* start *

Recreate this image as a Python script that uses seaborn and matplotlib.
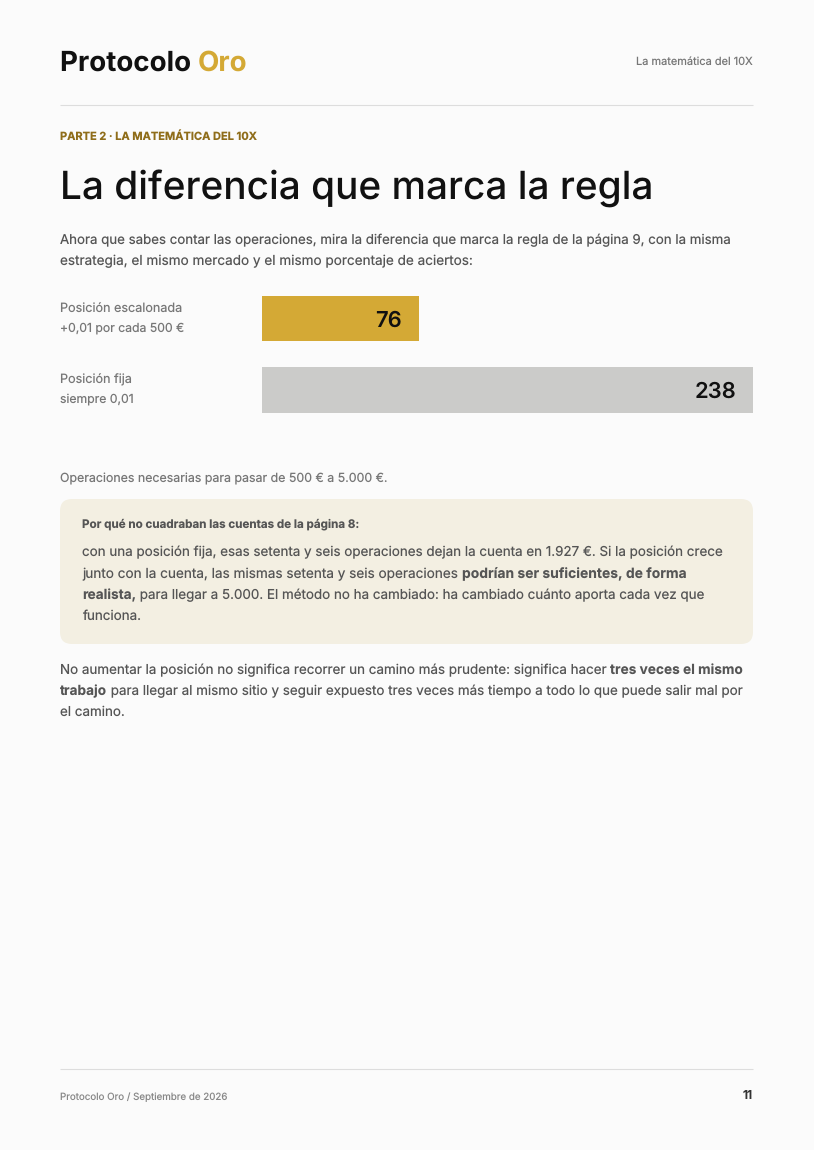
import matplotlib
matplotlib.use('Agg')
import matplotlib.pyplot as plt
from matplotlib.patches import FancyBboxPatch
import pandas as pd
import seaborn as sns

# Datos
categorias = ['Posición escalonada', 'Posición fija']
subtitulos = ['+0,01 por cada 500 €', 'siempre 0,01']
operaciones = [76, 238]
colores = ['#d4a935', '#cbcbc9']

FONDO = '#fbfbfb'
TINTA = '#111111'
GRIS = '#555555'
GRIS2 = '#777777'

sns.set_theme(style='white')
plt.rcParams['font.family'] = ['Inter', 'DejaVu Sans']
plt.rcParams['text.hinting'] = 'no_hinting'
plt.rcParams['text.hinting_factor'] = 1

fig = plt.figure(figsize=(8.14, 11.5), dpi=100, facecolor=FONDO)

# Capa de la pagina en pixeles
pag = fig.add_axes([0, 0, 1, 1])
pag.set_xlim(0, 814)
pag.set_ylim(1150, 0)
pag.axis('off')


def px(s):
    return s * 72 / 100


def linea(x, y, trozos, size, color=GRIS, ha='left'):
    # trozos: lista de (texto, peso) o (texto, peso, color)
    r = fig.canvas.get_renderer()
    for t in trozos:
        c = t[2] if len(t) > 2 else color
        # la negrita dentro de un parrafo va un poco mas ancha
        s = size * 1.02 if len(trozos) > 1 and t[1] == 700 else size
        txt = pag.text(x, y, t[0], fontsize=px(s), fontweight=t[1], color=c, ha=ha, va='baseline')
        x = pag.transData.inverted().transform(txt.get_window_extent(r).corners()[2])[0]


# Cabecera
linea(60, 71, [('Protocolo ', 650, TINTA), ('Oro', 650, '#d4a935')], 27.7)
linea(753, 65, [('La matemática del 10X', 400)], 11.0, GRIS2, ha='right')
pag.plot([60, 752.6], [105, 105], color='#dddddd', lw=0.8, solid_capstyle='butt')

linea(60, 140, [('PARTE 2 · LA MATEMÁTICA DEL 10X', 700)], 11.05, '#8f6d1a')
linea(60, 198.5, [('La diferencia que marca la regla', 500)], 38.8, TINTA)

linea(60, 244, [('Ahora que sabes contar las operaciones, mira la diferencia que marca la regla de la página 9, con la misma', 400)], 13.3)
linea(60, 265, [('estrategia, el mismo mercado y el mismo porcentaje de aciertos:', 400)], 13.55)

# Barras
ax = fig.add_axes([262 / 814, 1 - 425.75 / 1150, 491 / 814, 143 / 1150])
df = pd.DataFrame({'categoria': categorias, 'operaciones': operaciones})
sns.barplot(data=df, x='operaciones', y='categoria', hue='categoria', palette=colores,
            width=0.636, legend=False, saturation=1, linewidth=0, edgecolor='none', ax=ax)
ax.set_xlim(0, 238)
ax.set_ylim(1.5, -0.5)
ax.axis('off')
for i, v in enumerate(operaciones):
    ax.annotate(str(v), xy=(v, i), xytext=(-17, -8), textcoords='offset pixels', ha='right',
                va='baseline', fontsize=px(22), fontweight=600, color=TINTA)

for i, (a, b) in enumerate(zip(categorias, subtitulos)):
    linea(60, 312.4 + 71 * i, [(a, 400)], 12.6, GRIS2)
    linea(60, 332 + 71 * i, [(b, 400)], 12.2, GRIS2)

linea(60, 482, [('Operaciones necesarias para pasar de 500 € a 5.000 €.', 400)], 12.37, GRIS2)

# Recuadro
pag.add_patch(FancyBboxPatch((72, 511), 669, 121, boxstyle='round,pad=12,rounding_size=12',
                             fc='#f3efe2', ec='none'))
linea(82, 527, [('Por qué no cuadraban las cuentas de la página 8:', 700)], 11.65)
linea(82, 556, [('con una posición fija, esas setenta y seis operaciones dejan la cuenta en 1.927 €. Si la posición crece', 400)], 13.4)
linea(82, 578, [('junto con la cuenta, las mismas setenta y seis operaciones ', 400), ('podrían ser suficientes, de forma', 700)], 13.6)
linea(82, 599, [('realista,', 700), (' para llegar a 5.000. El método no ha cambiado: ha cambiado cuánto aporta cada vez que', 400)], 13.4)
linea(82, 620, [('funciona.', 400)], 13.4)

linea(60, 674, [('No aumentar la posición no significa recorrer un camino más prudente: significa hacer ', 400), ('tres veces el mismo', 700)], 13.42)
linea(60, 695, [('trabajo', 700), (' para llegar al mismo sitio y seguir expuesto tres veces más tiempo a todo lo que puede salir mal por', 400)], 13.4)
linea(60, 716, [('el camino.', 400)], 13.4)

# Pie
pag.plot([60, 752.6], [1069, 1069], color='#dddddd', lw=0.8, solid_capstyle='butt')
linea(60, 1100, [('Protocolo Oro / Septiembre de 2026', 400)], 9.75, '#888888')
linea(753, 1099, [('11', 600)], 12, '#333333', ha='right')

fig.savefig('out.png', dpi=100, facecolor=FONDO)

* end *

> **Aim**: Starting at the first line of the material, output exactly the lines up to and including the one with "fig = plt.figure(figsize=(8.14, 11.5), dpi=100, facecolor=FONDO)". Do not include the pictures.

> **Result of this task**:
Recreate this image as a Python script that uses seaborn and matplotlib.
import matplotlib
matplotlib.use('Agg')
import matplotlib.pyplot as plt
from matplotlib.patches import FancyBboxPatch
import pandas as pd
import seaborn as sns

# Datos
categorias = ['Posición escalonada', 'Posición fija']
subtitulos = ['+0,01 por cada 500 €', 'siempre 0,01']
operaciones = [76, 238]
colores = ['#d4a935', '#cbcbc9']

FONDO = '#fbfbfb'
TINTA = '#111111'
GRIS = '#555555'
GRIS2 = '#777777'

sns.set_theme(style='white')
plt.rcParams['font.family'] = ['Inter', 'DejaVu Sans']
plt.rcParams['text.hinting'] = 'no_hinting'
plt.rcParams['text.hinting_factor'] = 1

fig = plt.figure(figsize=(8.14, 11.5), dpi=100, facecolor=FONDO)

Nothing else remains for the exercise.